One of our first touristy summer outings taken but reluctantly after moving to Buffalo in 1990 was a boat ride encouraged by my then mother-in-law sponsored by a friend of hers at the Industrial Heritage Committee, Inc. My cranky little family sat squirming among local preservation enthusiasts on the promenade deck of the Miss Buffalo, squinting into the sun, craning our necks to stare up at massive grain elevators, silos, and storage bins, which at a distant profile always looked like so many mothballed aircraft carriers. Slipping past them along the winding waterway our initial skepticism paled, and the baby actually stopped fussing as we gaped up close at the looming scale of these monster edifices here and there pierced with invasive vegetation. As the director of the excursion gave us a historically personal account of what part the silos played in the industrial prominence of Western New York and especially the “Queen City on the Lake,” we joined with the faithful and took heart someday this architectural graveyard of a past gloried economy would be made useful again. Stepping firmly off the gangplank back at the marina, we began to take a stubborn pride in our new city.

Thomas Bittner’s photographs pick up where the magnificence of these benighted behemoths in Buffalo’s industrial outback are set against the natural ecosystem that is gradually reclaiming the landscape. Bittner’s exhibition at Queen City Gallery, a not unattractive little space among the stalls of the Market Arcade building, is divided into six different approaches focusing on the physical plant of what has become known as Silo City. Charged with the light of early mornings his by the river scenes resonate with bright Impressionistic hues casting a reflection into the stillness of the canal in corrugated shimmer. Geometry anchors the second series, perspectives, where swaths of sky and acute diagonals abstract the architectural picture plane in razor sharp delineations. The cavernous undercarriage of these long silent structures sets up a receding vanishing point deep into the cast shadows of the graffiti-scrawled, load-bearing columns. It’s as if one has stumbled into a collage of an Anselm Kiefer painting with sections of the Berlin Wall on all sides.

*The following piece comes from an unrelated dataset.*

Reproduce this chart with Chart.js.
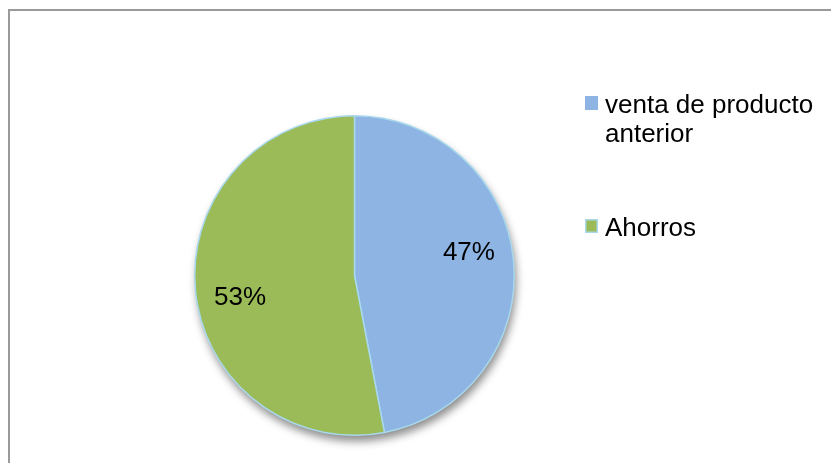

Indeed, Bittner, a transplanted German national is, like other artists of his country, fascinated by the brutal beauty of aging industrial landscapes with their rust-worn manufactured simplicity of once purposed intention. His third series, contrapositions, takes the viewer even further into the multiplicity of color, texture, and the unique interplay of scale he manages to create often from precarious vantage points. Succeeding images focus on portraits of interior spaces alive with streaks of slanting light that cut across the windowed confines of barren ruins or zoom high into the reaches of the silo tubes to catch the astral-like light of the outside world. Peeling paint and oxidized debris fields form coruscated abstractions. Window mullions, brick arches, and angle iron stanchions create stark armatures of high contrast against the raking sunlight.

In his final series, nightshift, Bittner stays up late to shoot gorgeous velvet sunsets and ink dark skies paired with the mute witness of Silo City below. In recent months the status of the waterfront has once again provoked a strong argument for preservation and reuse of formerly industrial sites long past economic utility. Artists like Bittner are giving viewers a glimpse into the past as well as a sense of what aesthetic assets may be made of these profound wonders of the industrial world.

Bittner’s show runs through November 9.